The first two options would enable use of a OAP concession pass and thus be free to the expected majority of passengers. For the latter to be sustainable for a Laxfield, Peasenhall and Halesworth service, it would require a subscription of ten passengers paying around £5 per week, which is much cheaper than a shared taxi or per-mile charge of a volunteer community car scheme. A Handy Bus is also a more efficient use of a volunteer driver's time.


However, if a funder was prepared to give ongoing support for a Handy Bus, then passenger charges would be whatever the difference was between costs and their subsidy. The social care benefits that the Handy Bus model brings can obtain other kinds of funding not available to transport operators and thus there is a good case for support of a Handy Bus from the parish precept.


There is the third possibility that SCC might offer a contract to Halesworth Area Community Transport instead of the local DRT operator to provide a scheduled service to Laxfield etc. This is something that HACT would consider very carefully and I understand it is equipped to do. However, SCC has been reticent to support scheduled services - which HACT provide - since it removed subsidy to commercial operators because SCC policy in the 'New Strategic Direction' is committed to DRT operations. 


At the heart of it is the County Council's belief that the DRT model will deliver cost savings over subsidy of scheduled operators. HACT, the Handy Bus' preferred vendor, was not operationally equipped for DRT while the local Pathfinder and other operators were supplied by SCC with new vehicles to operate DRT to replace the scheduled services removed from the timetables. It's the DRT and not the 'staged' community transport operators that have received SCC funding to replace the services that commercial operators withdrew once their SCC subsidy was cut. However the new technology supposed to enable more efficient DRT booking  has not yet materialised, that provision too apparently has since been cut.
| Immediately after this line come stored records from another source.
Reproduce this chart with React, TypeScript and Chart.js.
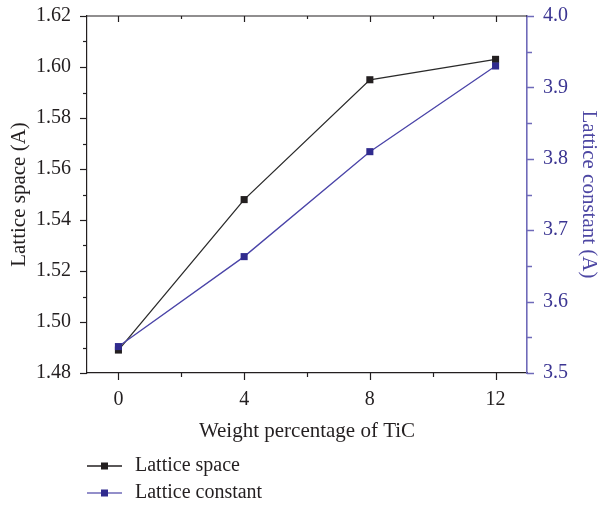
import React, { useEffect, useRef } from 'react';
import { Chart, registerables } from 'chart.js';

Chart.register(...registerables);

// ---- data ----
const weights = [0, 4, 8, 12];
const latticeSpace = [1.489, 1.548, 1.595, 1.603];
const latticeConstant = [3.537, 3.663, 3.81, 3.93];
const seriesNames = ['Lattice space', 'Lattice constant'];

const xMajorTicks = [0, 4, 8, 12];
const xMinorTicks = [2, 6, 10];
const leftMajorTicks = [1.48, 1.5, 1.52, 1.54, 1.56, 1.58, 1.6, 1.62];
const leftMinorTicks = [1.49, 1.51, 1.53, 1.55, 1.57, 1.59, 1.61];
const rightMajorTicks = [3.5, 3.6, 3.7, 3.8, 3.9, 4.0];
const rightMinorTicks = [3.55, 3.65, 3.75, 3.85, 3.95];

const FONT = "'Liberation Serif', 'Times New Roman', serif";
const BLACK = '#231f20';
const BLUE_MARK = '#302b8e';
const BLUE_LINE = '#4a44a8';
const PURPLE_AXIS = '#6f6ab9';
const PURPLE_TEXT = '#3b3592';

const tickPlugin = {
  id: 'customTicks',
  afterDraw(chart: any) {
    const { ctx, chartArea } = chart;
    const x = chart.scales.x;
    const y = chart.scales.y;
    const y1 = chart.scales.y1;
    ctx.save();
    ctx.lineWidth = 1.2;
    ctx.strokeStyle = BLACK;
    ctx.beginPath();
    ctx.moveTo(chartArea.left, chartArea.top);
    ctx.lineTo(chartArea.right, chartArea.top);
    ctx.stroke();
    const line = (x0: number, y0: number, x1: number, y1v: number) => {
      ctx.beginPath();
      ctx.moveTo(x0, y0);
      ctx.lineTo(x1, y1v);
      ctx.stroke();
    };
    xMajorTicks.forEach((v) => {
      const px = Math.round(x.getPixelForValue(v)) + 0.5;
      line(px, chartArea.bottom, px, chartArea.bottom + 7);
      line(px, chartArea.top, px, chartArea.top + 6);
    });
    xMinorTicks.forEach((v) => {
      const px = Math.round(x.getPixelForValue(v)) + 0.5;
      line(px, chartArea.bottom, px, chartArea.bottom + 4);
      line(px, chartArea.top, px, chartArea.top + 3);
    });
    leftMajorTicks.forEach((v) => {
      const py = Math.round(y.getPixelForValue(v)) + 0.5;
      line(chartArea.left, py, chartArea.left - 7, py);
    });
    leftMinorTicks.forEach((v) => {
      const py = Math.round(y.getPixelForValue(v)) + 0.5;
      line(chartArea.left, py, chartArea.left - 4, py);
    });
    ctx.strokeStyle = PURPLE_AXIS;
    ctx.lineWidth = 1.5;
    rightMajorTicks.forEach((v) => {
      const py = Math.round(y1.getPixelForValue(v)) + 0.5;
      line(chartArea.right, py, chartArea.right + 7, py);
    });
    rightMinorTicks.forEach((v) => {
      const py = Math.round(y1.getPixelForValue(v)) + 0.5;
      line(chartArea.right, py, chartArea.right + 5, py);
    });
    ctx.restore();
  },
};

const legendPlugin = {
  id: 'customLegend',
  afterDraw(chart: any) {
    const { ctx } = chart;
    const ds = chart.data.datasets;
    ctx.save();
    ds.forEach((d: any, i: number) => {
      const cy = 466 + i * 27;
      ctx.strokeStyle = i === 0 ? BLACK : PURPLE_AXIS;
      ctx.lineWidth = 1.5;
      ctx.beginPath();
      ctx.moveTo(87, cy);
      ctx.lineTo(122, cy);
      ctx.stroke();
      ctx.fillStyle = d.pointBackgroundColor;
      ctx.fillRect(101, cy - 3.5, 7, 7);
      ctx.fillStyle = BLACK;
      ctx.font = `20px ${FONT}`;
      ctx.textBaseline = 'middle';
      ctx.textAlign = 'left';
      ctx.fillText(d.label, 135, cy);
    });
    ctx.restore();
  },
};

const zeroPad = (s: any) => {
  s.paddingTop = 0;
  s.paddingBottom = 0;
  s.paddingLeft = 0;
  s.paddingRight = 0;
};

export default function App() {
  const ref = useRef<HTMLCanvasElement | null>(null);
  useEffect(() => {
    document.body.style.margin = '0';
    if (!ref.current) return;
    Chart.defaults.font.family = FONT;
    const chart = new Chart(ref.current, {
      type: 'line',
      data: {
        datasets: [
          {
            label: seriesNames[0],
            data: weights.map((w, i) => ({ x: w, y: latticeSpace[i] })),
            yAxisID: 'y',
            borderColor: '#2a2a2a',
            borderWidth: 1.3,
            pointStyle: 'rect',
            pointRadius: 5,
            pointBorderWidth: 0,
            pointBackgroundColor: BLACK,
            order: 1,
          },
          {
            label: seriesNames[1],
            data: weights.map((w, i) => ({ x: w, y: latticeConstant[i] })),
            yAxisID: 'y1',
            borderColor: BLUE_LINE,
            borderWidth: 1.3,
            pointStyle: 'rect',
            pointRadius: 5,
            pointBorderWidth: 0,
            pointBackgroundColor: BLUE_MARK,
            order: 0,
          },
        ],
      },
      options: {
        animation: false,
        responsive: false,
        layout: { padding: { top: 16, left: 0, right: 0, bottom: 0 } },
        plugins: { legend: { display: false }, tooltip: { enabled: false } },
        scales: {
          x: {
            type: 'linear',
            position: 'bottom',
            min: -1,
            max: 13,
            afterBuildTicks: (s: any) => {
              s.ticks = xMajorTicks.map((v) => ({ value: v }));
            },
            afterFit: (s: any) => {
              s.height = 133;
              zeroPad(s);
            },
            grid: { display: false, drawTicks: false },
            border: { display: true, color: BLACK, width: 1.2 },
            ticks: {
              padding: 15,
              color: BLACK,
              font: { size: 20, family: FONT },
              maxRotation: 0,
              callback: (v: any) => String(v),
            },
            title: {
              display: true,
              text: 'Weight percentage of TiC',
              color: BLACK,
              font: { size: 21, family: FONT },
              padding: { top: 0, bottom: 62 },
            },
          },
          y: {
            type: 'linear',
            position: 'left',
            min: 1.48,
            max: 1.62,
            afterBuildTicks: (s: any) => {
              s.ticks = leftMajorTicks.map((v) => ({ value: v }));
            },
            afterFit: (s: any) => {
              s.width = 87;
              zeroPad(s);
            },
            grid: { display: false, drawTicks: false },
            border: { display: true, color: BLACK, width: 1.2 },
            ticks: {
              padding: 16,
              color: BLACK,
              font: { size: 20, family: FONT },
              callback: (v: any) => Number(v).toFixed(2),
            },
            title: {
              display: true,
              text: 'Lattice space (A)',
              color: BLACK,
              font: { size: 21, family: FONT },
              padding: { top: 7, bottom: 0 },
            },
          },
          y1: {
            type: 'linear',
            position: 'right',
            min: 3.5,
            max: 4.0,
            afterBuildTicks: (s: any) => {
              s.ticks = rightMajorTicks.map((v) => ({ value: v }));
            },
            afterFit: (s: any) => {
              s.width = 73;
              zeroPad(s);
            },
            grid: { display: false, drawTicks: false },
            border: { display: true, color: PURPLE_AXIS, width: 1.6 },
            ticks: {
              padding: 16,
              color: PURPLE_TEXT,
              font: { size: 20, family: FONT },
              callback: (v: any) => Number(v).toFixed(1),
            },
            title: {
              display: true,
              text: 'Lattice constant (A)',
              color: '#4d47a3',
              font: { size: 21, family: FONT },
              padding: { top: -1, bottom: 0 },
            },
          },
        },
      },
      plugins: [tickPlugin, legendPlugin],
    } as any);
    return () => chart.destroy();
  }, []);
  return (
    <div style={{ width: 600, height: 506 }}>
      <canvas ref={ref} width={600} height={506} style={{ display: 'block' }} />
    </div>
  );
}
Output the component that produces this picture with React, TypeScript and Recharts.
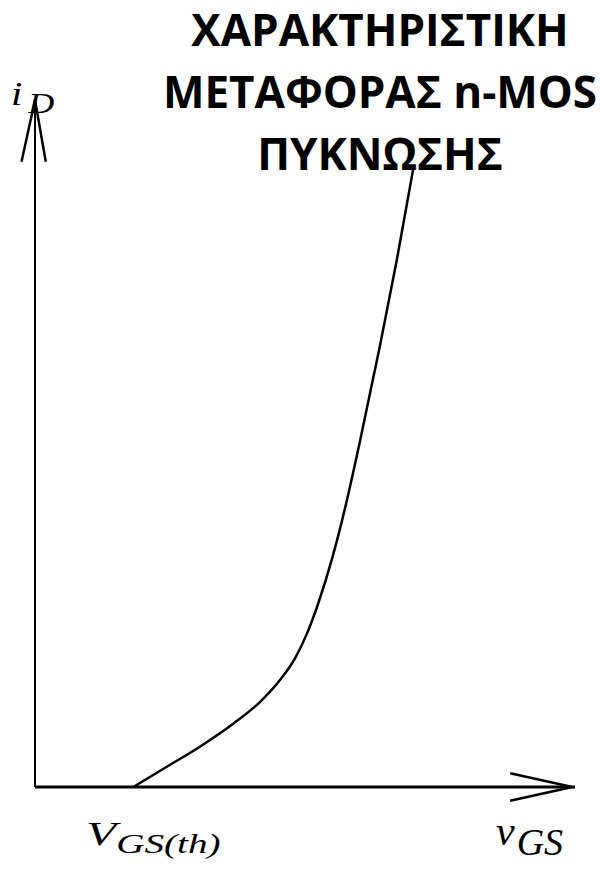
import { LineChart, Line, XAxis, YAxis, ReferenceLine } from "recharts"

// transfer characteristic of an enhancement n-MOS: i_D vs v_GS (arbitrary units)
const vgs = [1.82, 2.41, 3.06, 3.67, 4.17, 4.54, 4.82, 5.04, 5.24, 5.5, 5.76, 6.02, 6.39, 6.7, 7.0]
const iD = [0, 0.28, 0.59, 0.92, 1.24, 1.56, 1.88, 2.24, 2.66, 3.32, 4.12, 5.04, 6.43, 7.67, 8.98]

const titleLines = ["ΧΑΡΑΚΤΗΡΙΣΤΙΚΗ", "ΜΕΤΑΦΟΡΑΣ n-MOS", "ΠΥΚΝΩΣΗΣ"]

const X_MAX = 10
const Y_MAX = 10

const curve = vgs.map((v, i) => ({ vgs: v, id: iD[i] }))

const W = 600
const H = 871
const margin = { top: 100, right: 25, bottom: 84, left: 35 }

const math: React.CSSProperties = {
  position: "absolute",
  fontFamily: "'Liberation Serif', serif",
  fontStyle: "italic",
  color: "#000",
  lineHeight: 1,
  whiteSpace: "nowrap",
  transformOrigin: "left center",
}

export default function App() {
  return (
    <div style={{ position: "absolute", left: 0, top: 0, width: W, height: H, background: "#fff" }}>
      <LineChart width={W} height={H} data={curve} margin={margin}>
        <XAxis type="number" dataKey="vgs" domain={[0, X_MAX]} hide />
        <YAxis type="number" domain={[0, Y_MAX]} hide />
        <ReferenceLine x={0} stroke="#000" strokeWidth={2} />
        <ReferenceLine y={0} stroke="#000" strokeWidth={3} />
        {/* arrow heads */}
        <ReferenceLine
          segment={[{ x: -0.25, y: Y_MAX - 0.9 }, { x: 0, y: Y_MAX }]}
          stroke="#000"
          strokeWidth={2.5}
          ifOverflow="visible"
        />
        <ReferenceLine
          segment={[{ x: 0.2, y: Y_MAX - 0.9 }, { x: 0, y: Y_MAX }]}
          stroke="#000"
          strokeWidth={2.5}
          ifOverflow="visible"
        />
        <ReferenceLine
          segment={[{ x: X_MAX - 1.2, y: 0.2 }, { x: X_MAX - 0.05, y: 0 }]}
          stroke="#000"
          strokeWidth={2.5}
          ifOverflow="visible"
        />
        <ReferenceLine
          segment={[{ x: X_MAX - 1.2, y: -0.2 }, { x: X_MAX - 0.05, y: 0 }]}
          stroke="#000"
          strokeWidth={2.5}
          ifOverflow="visible"
        />
        <Line
          type="monotone"
          dataKey="id"
          stroke="#000"
          strokeWidth={2.5}
          dot={false}
          isAnimationActive={false}
        />
      </LineChart>

      {/* axis labels */}
      <div style={{ ...math, left: 11, top: 77, fontSize: 34, transform: "scaleX(1.2)" }}>
        i<span style={{ fontSize: 30, marginLeft: 5, position: "relative", top: 8 }}>D</span>
      </div>
      <div style={{ ...math, left: 86, top: 817, fontSize: 34, transform: "scaleX(1.45)" }}>
        V<span style={{ fontSize: 27, position: "relative", top: 8 }}>GS(th)</span>
      </div>
      <div style={{ ...math, left: 496, top: 810, fontSize: 42 }}>
        v<span style={{ fontSize: 38, marginLeft: 2, position: "relative", top: 10 }}>GS</span>
      </div>

      {/* title */}
      <div
        style={{
          position: "absolute",
          left: 160,
          top: -2,
          width: 440,
          textAlign: "center",
          fontFamily: "'Open Sans', sans-serif",
          fontWeight: 700,
          fontSize: 44,
          lineHeight: "62px",
          color: "#000",
        }}
      >
        {titleLines.map((t) => (
          <div key={t} style={{ whiteSpace: "nowrap" }}>{t}</div>
        ))}
      </div>
    </div>
  )
}
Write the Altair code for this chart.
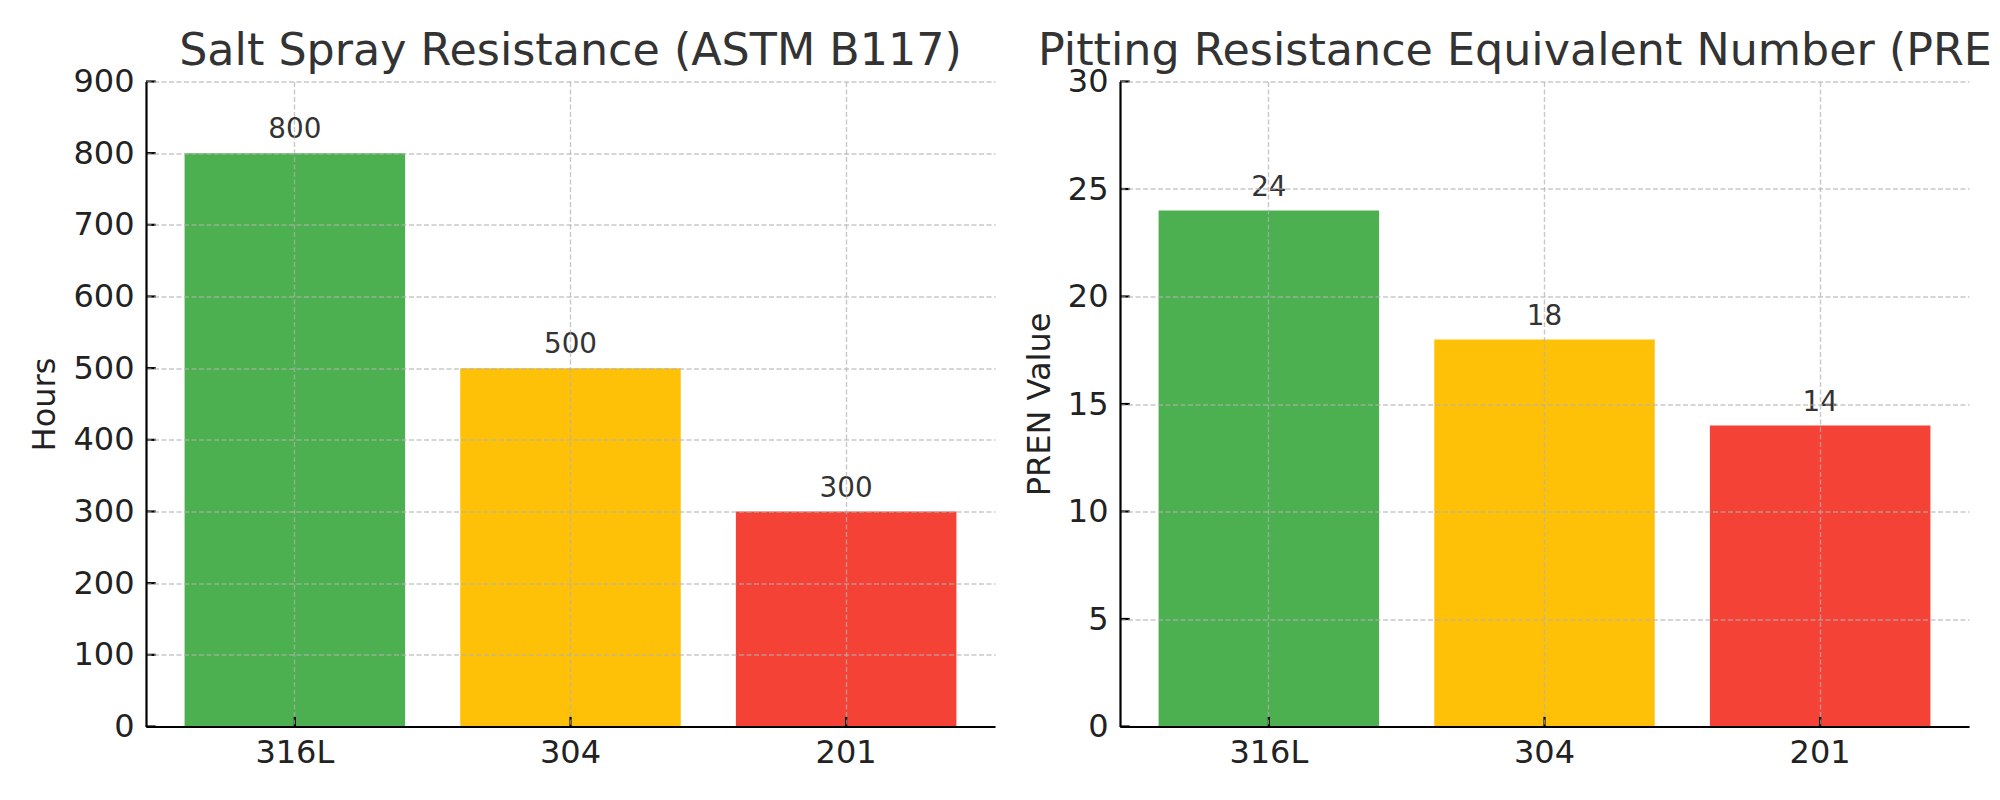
import altair as alt
import pandas as pd

# ---- data ----
materials = ["316L", "304", "201"]
salt_hours = [800, 500, 300]
pren_values = [24, 18, 14]
bar_colors = ["#4CAF50", "#FFC107", "#F44336"]
hours_ticks = [0, 100, 200, 300, 400, 500, 600, 700, 800, 900]
pren_ticks = [0, 5, 10, 15, 20, 25, 30]
title_left = "Salt Spray Resistance (ASTM B117)"
title_right = "Pitting Resistance Equivalent Number (PREN)"
ytitle_left = "Hours"
ytitle_right = "PREN Value"

W, H = 849, 645
FONT = "DejaVu Sans"
TICK_LEN = 9.7
LINE_W = 2.2


def panel(values, ticks, ymax, ytitle, title, title_x, title_align, title_limit):
    df = pd.DataFrame({"Material": materials, "Value": values, "Color": bar_colors})
    tick_df = pd.DataFrame({"Value": ticks})

    x = alt.X(
        "Material:N",
        sort=materials,
        scale=alt.Scale(paddingInner=0.2, paddingOuter=0.14),
        axis=alt.Axis(title=None, labelAngle=0, grid=True, ticks=False, tickSize=0,
                      bandPosition=0.5, labelPadding=10.5, zindex=1),
    )
    y = alt.Y(
        "Value:Q",
        scale=alt.Scale(domain=[0, ymax], nice=False, zero=True),
        axis=alt.Axis(values=ticks, title=ytitle, grid=True, ticks=False, tickSize=0,
                      labelPadding=12, titlePadding=11, zindex=1),
    )
    base = alt.Chart(df)
    bars = base.mark_bar().encode(x=x, y=y, color=alt.Color("Color:N", scale=None))
    labels = base.mark_text(
        baseline="alphabetic", dy=-14.7, fontSize=27.8, color="#333333", font=FONT
    ).encode(x=x, y=y, text=alt.Text("Value:Q"))
    ytick = alt.Chart(tick_df).mark_rule(color="black", strokeWidth=LINE_W).encode(
        y=y, x=alt.value(0), x2=alt.value(TICK_LEN)
    )
    xtick = base.mark_rule(color="black", strokeWidth=LINE_W).encode(
        x=x, y=alt.value(H), y2=alt.value(H - TICK_LEN)
    )
    ttl = alt.Chart(pd.DataFrame({"t": [title]})).mark_text(
        align=title_align, baseline="alphabetic", fontSize=44.4, color="#333333",
        font=FONT, limit=title_limit, ellipsis="\u200b"
    ).encode(text="t:N", x=alt.value(title_x), y=alt.value(-17))
    return alt.layer(bars, xtick, ytick, labels, ttl).properties(width=W, height=H)


left = panel(salt_hours, hours_ticks, 900, ytitle_left, title_left, W / 2, "center", 2000)
right = panel(pren_values, pren_ticks, 30, ytitle_right, title_right, -82, "left", 958)

chart = (
    alt.hconcat(left, right, spacing=125, bounds="flush")
    .properties(padding={"left": 20, "top": 20.5, "right": 0, "bottom": 5})
    .configure_view(stroke=None)
    .configure_axis(
        labelFont=FONT, labelFontSize=32, labelColor="#222222",
        titleFont=FONT, titleFontSize=32, titleColor="#222222", titleFontWeight="normal",
        domainColor="black", domainWidth=LINE_W,
        gridColor="#b0b0b0", gridOpacity=0.7, gridDash=[5, 2.5], gridWidth=1.4,
    )
)

chart.save("out.html", embed_options={"renderer": "svg", "actions": False})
It was to cut through this muddle that I proposed and trialled the alternative ‘Handy Bus’ model, a hyper-local, scheduled service with the ability to vary the route, running to a timetable that users determine, so a bit like a DRT and a bit like the ordinary bus offering passengers the confidence they can start and complete their journeys. This difficulty in ensuring passenger confidence is just one drawback of DRT.


A nascent Handy Bus Club - if it serves Peasenhall too - could have some start-up funding from the Time For You Project to cover insurance etc. The Handy Bus trials lined up drivers and vehicles from HACT but it now needs to recruit five trustees and about eight volunteers to operate it, if those volunteers were to give 4 hours on one day per month. 


Several people are ready and willing but to date we only have two keen volunteers of the eight needed to make a start and potentially three out of five trustees. I consider it is the dangling promise of SCC to provide some kind of scheduled services that has squelched passengers and communities interest or initiative in achieving a service on the Handy Bus model. Why go to the trouble of running your own bus service on your own terms - free from the threats of a subsidy withdrawal by local government - when the council still could provide something?


So I wonder when will SCC declare what they are going to do for Laxfield and the communities between Halesworth so we can get on with providing it or get on with our lives if the Handy Bus is not going to be part of it?